The Playroom: Bad words

Author: Maraya Steadman '89, '90MBA

A few days ago my son said something inappropriate to his little sister. She tattled. I yelled. His father asked, “Where did you learn to say that?” “Where?” “Who taught you to say those words?” “Well, who was it?”

My son sat resolutely at the kitchen table, answering, “I don’t know.”

“Oh yes you do know.”
“No, I don’t Dad. I don’t know.”

Now, I do know. But I wasn’t going to say anything. The mother of one of my son’s best friends had sent me an email documenting the phrase six months ago. I knew it was out there and I knew which locker room it crawled out of, but all that was irrelevant.

What was relevant was the consequence for his actions, I told my son to go and get me his iPod.

In my son’s fourth grade life the iPod is his music before a game, his video games and his way to text and email his friends, although none of them seem to have figured out how to make that work and I’m not telling them. It’s his most valuable possession — the one thing I can take away that I know is going to hurt. And that’s kind of the point.

He trudges off and returns, placing the iPod on the table. My next move is going to be “how long.” How long will I keep the iPod for a vulgar language infraction? I have no idea. There is no manual for this sort of thing, no severity ranking of bad words, no guide for which phrase merits what consequences. It’s totally subjective and I have no clue what is appropriate punishment for inappropriate language. So I tell him, “I’m keeping it until you earn it back.”

He asks, “Well, how do I earn it back?”

I answer, “By doing good deeds, being kind and compassionate, by not fighting with your sister, by treating her with respect and by being helpful, cheerful and pleasant.”

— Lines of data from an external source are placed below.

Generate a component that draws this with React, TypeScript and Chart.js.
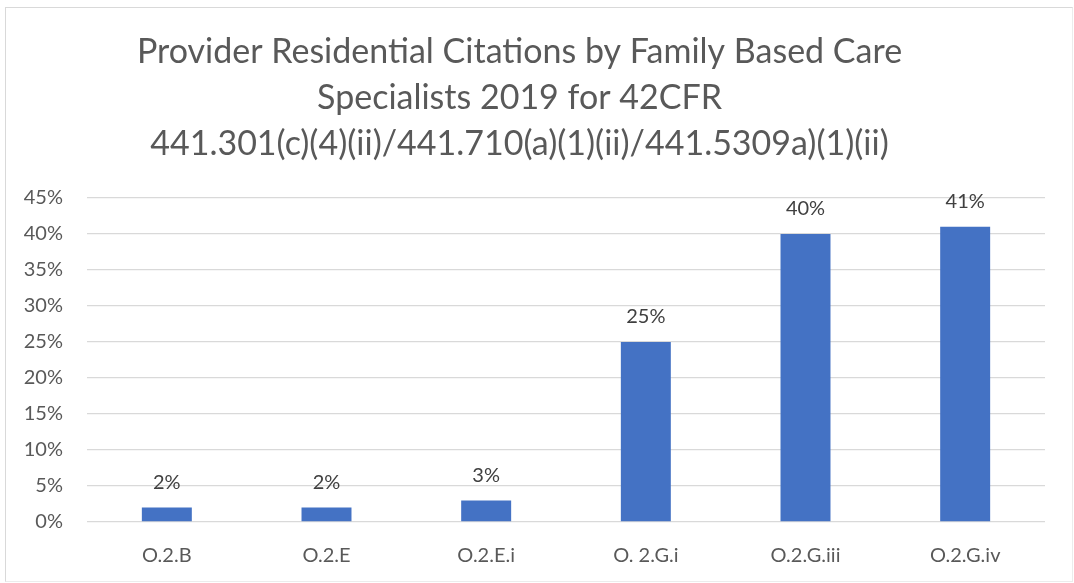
import React, { useEffect, useRef } from "react";
import { Chart, registerables } from "chart.js";

Chart.register(...registerables);

const titleLines = [
  "Provider Residential Citations by Family Based Care",
  "Specialists 2019 for 42CFR",
  "441.301(c)(4)(ii)/441.710(a)(1)(ii)/441.5309a)(1)(ii)",
];
const categories = ["O.2.B", "O.2.E", "O.2.E.i", "O. 2.G.i", "O.2.G.iii", "O.2.G.iv"];
const values = [2, 2, 3, 25, 40, 41];
const yMax = 45;
const yStep = 5;

const FONT = "Lato, 'Open Sans', sans-serif";

const dataLabelPlugin = {
  id: "dataLabels",
  afterDatasetsDraw(chart: any) {
    const ctx = chart.ctx;
    const meta = chart.getDatasetMeta(0);
    ctx.save();
    ctx.fillStyle = "#404040";
    ctx.font = `20px ${FONT}`;
    ctx.textAlign = "center";
    ctx.textBaseline = "middle";
    meta.data.forEach((bar: any, i: number) => {
      ctx.fillText(values[i] + "%", bar.x, bar.y - 25);
    });
    ctx.restore();
  },
};

export default function App() {
  const ref = useRef<HTMLCanvasElement>(null);
  useEffect(() => {
    if (!ref.current) return;
    const chart = new Chart(ref.current, {
      type: "bar",
      data: {
        labels: categories,
        datasets: [
          {
            data: values,
            backgroundColor: "#4472C4",
            borderWidth: 0,
            barPercentage: 0.626,
            categoryPercentage: 0.5,
          },
        ],
      },
      options: {
        animation: false,
        responsive: false,
        maintainAspectRatio: false,
        layout: { padding: { left: -12, right: 27, top: 0, bottom: 0 } },
        plugins: {
          legend: { display: false },
          tooltip: { enabled: false },
          title: {
            display: true,
            text: titleLines,
            color: "#595959",
            font: { family: FONT, size: 34, weight: "normal", lineHeight: 46 / 34 },
            padding: { top: 21, bottom: 31 },
          },
        },
        scales: {
          x: {
            afterFit: (scale: any) => {
              scale.height = 59;
            },
            grid: { display: false, drawTicks: false },
            border: { display: false },
            ticks: {
              color: "#595959",
              font: { family: FONT, size: 20 },
              padding: 22,
              maxRotation: 0,
              autoSkip: false,
            },
          },
          y: {
            min: 0,
            max: yMax,
            afterFit: (scale: any) => {
              scale.width = 93;
            },
            grid: { color: "#d9d9d9", lineWidth: 1.3, drawTicks: false },
            border: { display: false },
            ticks: {
              stepSize: yStep,
              color: "#595959",
              font: { family: FONT, size: 20 },
              padding: 24,
              callback: (v: any) => v + "%",
            },
          },
        },
      },
      plugins: [dataLabelPlugin],
    });
    return () => chart.destroy();
  }, []);

  return (
    <div
      style={{
        position: "absolute",
        left: 5,
        top: 7,
        width: 1066,
        height: 573,
        borderTop: "1px solid #d9d9d9",
        borderLeft: "1px solid #d9d9d9",
        borderRight: "1px solid #ececec",
        borderBottom: "1px solid #ececec",
        background: "#fff",
      }}
    >
      <canvas ref={ref} width={1066} height={573} style={{ display: "block" }} />
    </div>
  );
}
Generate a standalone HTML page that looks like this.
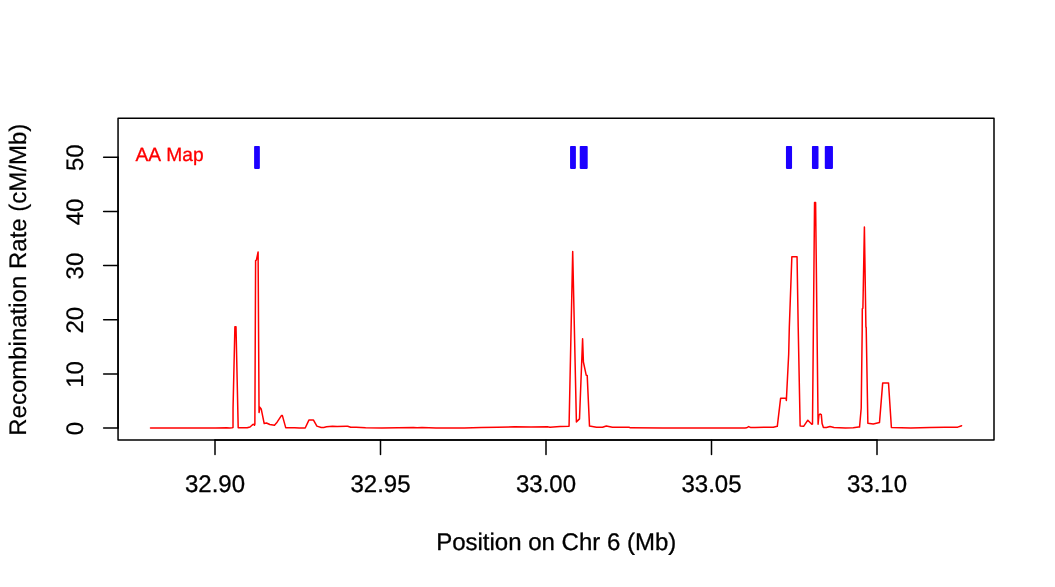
<!DOCTYPE html>
<html lang="en">
<head>
<meta charset="utf-8">
<title>Recombination Rate - AA Map</title>
<style>
html,body{margin:0;padding:0;background:#fff;}
body{width:1055px;height:587px;overflow:hidden;}
svg{display:block;font-family:"Liberation Sans",sans-serif;text-rendering:geometricPrecision;font-kerning:none;}
</style>
</head>
<body>
<svg width="1055" height="587" viewBox="0 0 1055 587">
<rect width="1055" height="587" fill="#fff"/>
<rect x="118.05" y="118.2" width="875.95" height="321.80" fill="none" stroke="#000" stroke-width="1.5" stroke-linejoin="round"/>
<g stroke="#000" stroke-width="1.5" stroke-linecap="round" fill="none">
<path d="M215.0 440.0H877.0"/>
<path d="M215.0 440.0v14.4"/>
<path d="M380.5 440.0v14.4"/>
<path d="M546.0 440.0v14.4"/>
<path d="M711.5 440.0v14.4"/>
<path d="M877.0 440.0v14.4"/>
<path d="M118.05 428.08V157.20"/>
<path d="M118.05 428.08h-14.4"/>
<path d="M118.05 373.90h-14.4"/>
<path d="M118.05 319.73h-14.4"/>
<path d="M118.05 265.55h-14.4"/>
<path d="M118.05 211.38h-14.4"/>
<path d="M118.05 157.20h-14.4"/>
</g>
<g font-size="24" fill="#000" text-anchor="middle">
<g stroke="#000" stroke-width="0.3" stroke-linejoin="round">
<text x="215.0" y="491.65">32.90</text>
<text x="380.5" y="491.65">32.95</text>
<text x="546.0" y="491.65">33.00</text>
<text x="711.5" y="491.65">33.05</text>
<text x="877.0" y="491.65">33.10</text>
<text x="556.2" y="549.6">Position on Chr 6 (Mb)</text>
</g>
<g stroke="#000" stroke-width="0.2" stroke-linejoin="round">
<text transform="translate(82.9 428.58) rotate(-90)">0</text>
<text transform="translate(82.9 374.40) rotate(-90)">10</text>
<text transform="translate(82.9 320.23) rotate(-90)">20</text>
<text transform="translate(82.9 266.05) rotate(-90)">30</text>
<text transform="translate(82.9 211.88) rotate(-90)">40</text>
<text transform="translate(82.9 157.70) rotate(-90)">50</text>
<text transform="translate(25.55 279.75) rotate(-90)">Recombination Rate (cM/Mb)</text>
</g>
</g>
<polyline points="150.5,428.05 183.8,427.95 187.8,428.05 215.6,428.05 226.6,427.75 229.6,428.05 232.1,427.75 233.0,427.6 233.05,408.3 234.9,326.7 236.0,326.7 238.2,427.65 247.2,427.75 250.0,427.0 251.7,425.5 253.0,424.4 254.2,424.2 254.5,425.2 254.87,424 255.6,260.6 256.4,260.2 258.1,252 259.05,412.6 259.85,407.3 261.2,408.9 264.2,423.56 266.5,423 269.8,424.55 274.46,425.2 277.1,422.2 281.4,415.6 282.4,415.6 285.7,427.65 294.6,427.65 299.3,428.05 305.2,427.95 308.9,420.1 313.5,420.1 316.9,426.1 321.2,427.45 323.8,427.45 326.5,426.85 332.5,426.2 337.1,426.45 346.4,426.2 347.7,426.2 350.7,427.3 356.2,427.25 365.6,427.85 381.8,428.0 398,427.85 413.4,427.5 417,427.85 422,427.6 436,427.9 448.3,428.0 464.2,428.05 481.2,427.6 497.4,427.3 514.5,426.85 531,426.9 547.3,426.85 550,427.2 560,426.6 568.9,426.3 569.06,426.2 572.7,251.4 576.4,421.9 579.5,418.9 582.6,338.7 583.4,362 586.2,375.2 587.2,375.4 589.5,426.1 596.5,427.3 602.5,427.3 606.3,426.0 612.4,427.2 629,427.25 630.5,427.85 663,427.95 696.5,427.95 730,427.95 745,427.9 746.5,427.8 748.7,426.6 750.8,427.6 755,427.4 773.3,427.3 777.3,426.3 780.6,398.3 786.0,398.3 786.35,400.5 788.7,354 789.3,328 791.85,256.7 797.05,256.7 798.2,327 800.15,425.9 803.8,426.2 807.8,420.2 811.8,424.2 812.5,424 814.55,202.6 815.6,202.6 818.1,424.2 818.9,415.2 820.0,414 821.3,414.6 822.1,423.6 823.4,427.4 826.4,427.5 830,426.5 834,427.5 845.3,428.05 853.2,427.7 858.6,427.1 859.55,427.1 861.2,408.3 862.2,330 862.3,308.8 862.9,308.2 864.4,227 865.9,327 866.2,327.5 867.86,423.2 873.2,423.9 879.5,422.4 882.7,382.9 888.5,382.9 891.4,427.5 910.9,428.05 929.8,427.6 944.7,427.15 957.7,427.15 961.6,425.7" fill="none" stroke="#ff0000" stroke-width="1.5" stroke-linejoin="round" stroke-linecap="round"/>
<rect x="254.1" y="146.0" width="5.75" height="22.90" rx="0.8" fill="#1c00ff"/>
<rect x="570.05" y="146.0" width="5.85" height="22.90" rx="0.8" fill="#1c00ff"/>
<rect x="579.75" y="146.0" width="7.95" height="22.90" rx="0.8" fill="#1c00ff"/>
<rect x="785.95" y="146.0" width="6.10" height="22.90" rx="0.8" fill="#1c00ff"/>
<rect x="811.95" y="146.0" width="6.55" height="22.90" rx="0.8" fill="#1c00ff"/>
<rect x="824.8" y="146.0" width="8.15" height="22.90" rx="0.8" fill="#1c00ff"/>
<text x="135.4" y="160.55" font-size="19.2" fill="#ff0000" stroke="#ff0000" stroke-width="0.3" stroke-linejoin="round">AA Map</text>
</svg>
</body>
</html>
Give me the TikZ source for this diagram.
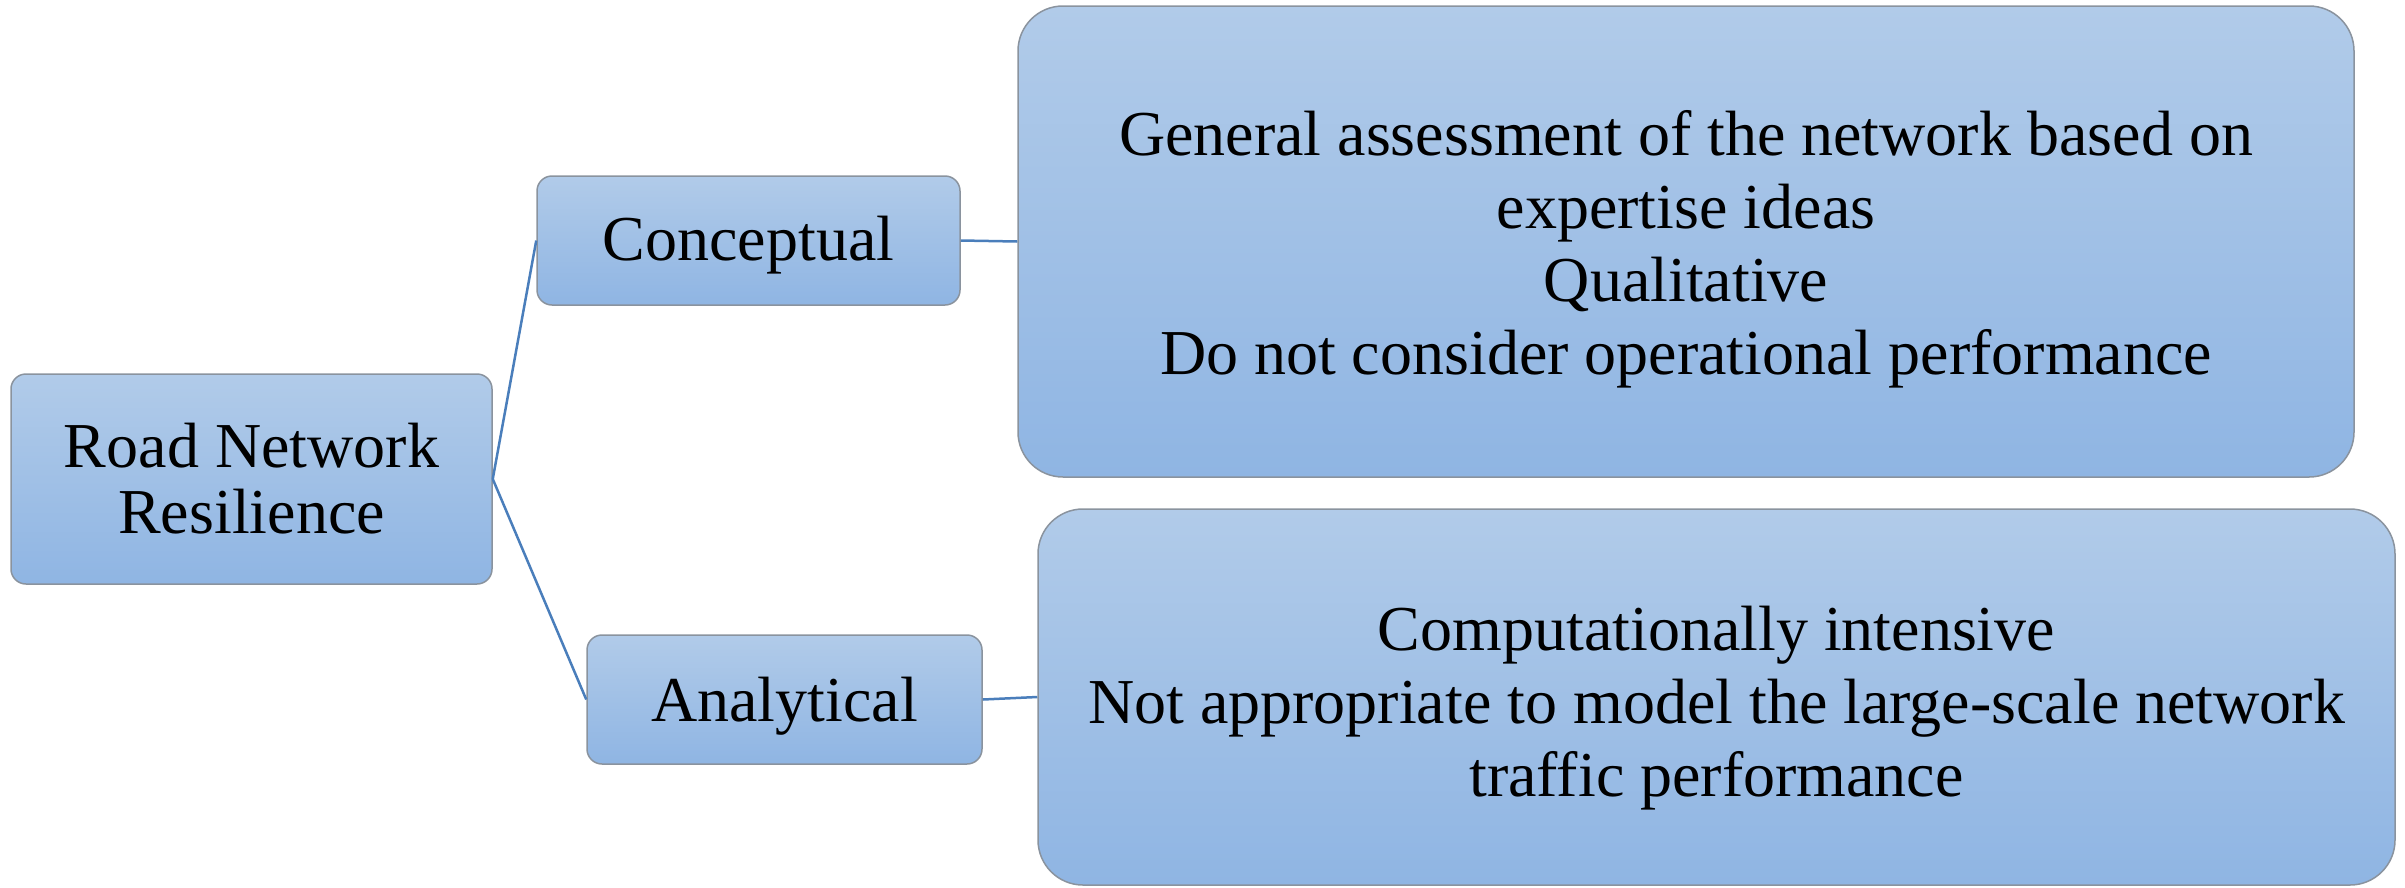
\documentclass[tikz,border=0pt]{standalone}
\usepackage{fontspec}
\setmainfont{Liberation Serif}
\usepackage{xcolor}
\usetikzlibrary{positioning}

\definecolor{boxtop}{HTML}{B1CBE9}
\definecolor{boxbot}{HTML}{8FB5E3}
\definecolor{boxline}{HTML}{8A939E}
\definecolor{linkblue}{HTML}{4A7EBB}

\tikzset{
    box/.style={draw=boxline, line width=1.5pt, top color=boxtop, bottom color=boxbot,
        inner sep=0pt},
    smallbox/.style={box, rounded corners=15pt},
    bigbox/.style={box, rounded corners=45pt},
    boxtext/.style={align=center, inner sep=0pt, font=\fontsize{64}{73}\selectfont},
    link/.style={draw=linkblue, line width=2.5pt}
}

\begin{document}
\begin{tikzpicture}[x=1pt, y=-1pt]
    \useasboundingbox (0,0) rectangle (2405,887);

    % Root
    \node[smallbox, minimum width=481pt, minimum height=210pt] (root) at (251.5,479) {};
    \node[boxtext, font=\fontsize{64}{66}\selectfont] (roottext) at (root.center) {Road Network\\Resilience};

    % Branches
    \node[smallbox, minimum width=423pt, minimum height=129pt] (concept) at (748.5,240.5) {};
    \node[boxtext] (concepttext) at ([yshift=-5pt]concept.center) {Conceptual};
    \node[smallbox, minimum width=395pt, minimum height=129pt] (analyt) at (784.5,699.5) {};
    \node[boxtext] (analyttext) at ([yshift=-7pt]analyt.center) {Analytical};

    % Descriptions
    \node[bigbox, minimum width=1336pt, minimum height=471pt] (conceptinfo) at (1686,241.5) {};
    \node[boxtext] (conceptinfotext) at ([yshift=-8pt]conceptinfo.center)
        {General assessment of the network based on\\expertise ideas\\Qualitative\\Do not consider operational performance};
    \node[bigbox, minimum width=1357pt, minimum height=376pt] (analytinfo) at (1716.5,697) {};
    \node[boxtext] (analytinfotext) at ([yshift=-11pt]analytinfo.center)
        {Computationally intensive\\Not appropriate to model the large-scale network\\traffic performance};

    % Connectors
    \draw[link] (root.east) -- (concept.west);
    \draw[link] (root.east) -- (analyt.west);
    \draw[link] (concept.east) -- (conceptinfo.west);
    \draw[link] (analyt.east) -- (analytinfo.west);
\end{tikzpicture}
\end{document}
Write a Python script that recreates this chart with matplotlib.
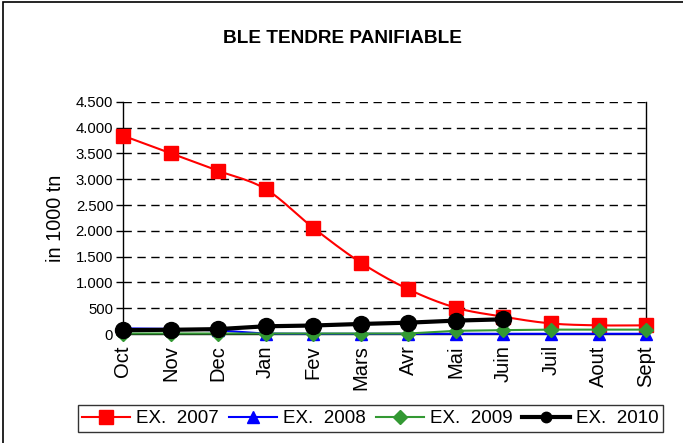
import numpy as np
import matplotlib
matplotlib.use("Agg")
import matplotlib.pyplot as plt
from matplotlib.patches import Rectangle
from matplotlib.ticker import FuncFormatter, MultipleLocator

plt.rcParams['font.family'] = ['Liberation Sans', 'DejaVu Sans']

months = ['Oct', 'Nov', 'Dec', 'Jan', 'Fev', 'Mars', 'Avr', 'Mai', 'Juin', 'Juil', 'Aout', 'Sept']
ex2007 = [3845, 3505, 3165, 2810, 2060, 1385, 868, 510, 335, 205, 168, 168]
ex2008 = [110, 100, 70, 8, 5, 5, 5, 5, 5, 5, 5, 5]
ex2009 = [10, 10, 10, 10, 10, 10, 10, 62, 75, 85, 85, 85]
ex2010 = [75, 82, 95, 150, 165, 195, 220, 260, 285]


def smooth(xs, ys, n=24):
    # catmull-rom curve through the points, like excel "smoothed line"
    xs = np.asarray(xs, float)
    ys = np.asarray(ys, float)
    px = np.concatenate([[2 * xs[0] - xs[1]], xs, [2 * xs[-1] - xs[-2]]])
    py = np.concatenate([[2 * ys[0] - ys[1]], ys, [2 * ys[-1] - ys[-2]]])
    outx, outy = [], []
    t = np.linspace(0, 1, n)
    for i in range(1, len(px) - 2):
        for p, out in ((px, outx), (py, outy)):
            p0, p1, p2, p3 = p[i - 1], p[i], p[i + 1], p[i + 2]
            out.extend(0.5 * ((2 * p1) + (-p0 + p2) * t
                              + (2 * p0 - 5 * p1 + 4 * p2 - p3) * t ** 2
                              + (-p0 + 3 * p1 - 3 * p2 + p3) * t ** 3))
    return outx, outy


fig = plt.figure(figsize=(6.83, 4.43), dpi=100)
ax = fig.add_axes([0.180, 0.246, 0.766, 0.524])

x = np.arange(len(months))

sx, sy = smooth(x, ex2007)
ax.plot(sx, sy, color='#ff0000', lw=1.5, zorder=3, clip_on=False)
ax.plot(x, ex2007, ls='none', marker='s', ms=9.5, color='#ff0000', zorder=3, clip_on=False)
ax.plot(x, ex2008, color='#0000ff', lw=1.5, marker='^', ms=8, zorder=4, clip_on=False)
ax.plot(x, ex2009, color='#339933', lw=1.5, marker='D', ms=7, zorder=5, clip_on=False)
ax.plot(x[:len(ex2010)], ex2010, color='black', lw=3, marker='o', ms=11.5, zorder=6, clip_on=False)

# legend proxies
h1, = ax.plot([], [], color='#ff0000', lw=1.5, marker='s', ms=9.5)
h2, = ax.plot([], [], color='#0000ff', lw=1.5, marker='^', ms=8.5)
h3, = ax.plot([], [], color='#339933', lw=1.5, marker='D', ms=7)
h4, = ax.plot([], [], color='black', lw=3, marker='o', ms=7.5)

ax.set_xlim(0, len(months) - 1)
ax.set_ylim(0, 4500)
ax.yaxis.set_major_locator(MultipleLocator(500))
ax.yaxis.set_major_formatter(FuncFormatter(lambda v, p: f"{v:,.0f}".replace(",", ".")))
ax.set_xticks(x)
ax.set_xticklabels(months, rotation=90, fontsize=14.5)
ax.tick_params(axis='x', length=0, pad=8)
ax.tick_params(axis='y', length=5, width=1, labelsize=10.7, pad=2)
ax.yaxis.grid(True, color='black', ls=(0, (6, 4)), lw=1)
ax.set_axisbelow(True)
ax.spines['top'].set_visible(False)
for s in ['left', 'right', 'bottom']:
    ax.spines[s].set_color('black')
    ax.spines[s].set_linewidth(1)
ax.set_ylabel('in 1000 tn', fontsize=14.3, labelpad=8)

fig.text(0.501, 0.914, 'BLE TENDRE PANIFIABLE', ha='center', va='center',
         fontsize=13.7, fontweight='bold')

leg = fig.legend([h1, h2, h3, h4], ['EX.  2007', 'EX.  2008', 'EX.  2009', 'EX.  2010'],
                 loc='center', bbox_to_anchor=(0.5425, 0.055), ncol=4, fontsize=13.5,
                 frameon=True, fancybox=False, edgecolor='black', handlelength=2.56,
                 handletextpad=0.32, columnspacing=0.53, borderpad=0.25,
                 borderaxespad=0)
leg.get_frame().set_linewidth(1)

fig.patches.append(Rectangle((0.004, -0.05), 1.2, 1.045, transform=fig.transFigure,
                             fill=False, edgecolor='black', lw=1.2))

fig.savefig('out.png', dpi=100)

Wow. This has been just about the best parenting idea I’ve ever had. My son carried in the groceries, and watched “My Little Pony” with his sister. He fed the dogs, helped with the laundry, shared, listened, asked how he could help, sat on his bottom instead of his elbows at the table and instead of freaking out over stalled video games, he informed me, “It’s okay, Mom. I can go read a book.”

At the end of the most amazing day ever, as I am tucking him in to bed, I comment on his good behavior, how pleasant and helpful he’s been and how much he’s read.

I can control what he eats for lunch, who gets invited over for sleepovers, when he gets his homework done and the clothes he wears. But there are starting to be windows, spaces, whispers in the back of the car, and voices shouting across locker rooms I can’t control.

Before I kiss him good night and turn out the lights I tell him, “Whatever you want to talk to your friends about is your own business. There are some things you have to figure out on your own, like the kind of person you want to be. But this is my business, I don’t want to talk to your sister, your coach, the school principle or anybody else’s mother about your testicles. Never, ever, never. Got it?”

He smiles and asks for the iPod back. I’m not sure I’ve taught him anything other than don’t get caught, which is a shame, because I’d really like to take that iPod away again, maybe for more than just one day.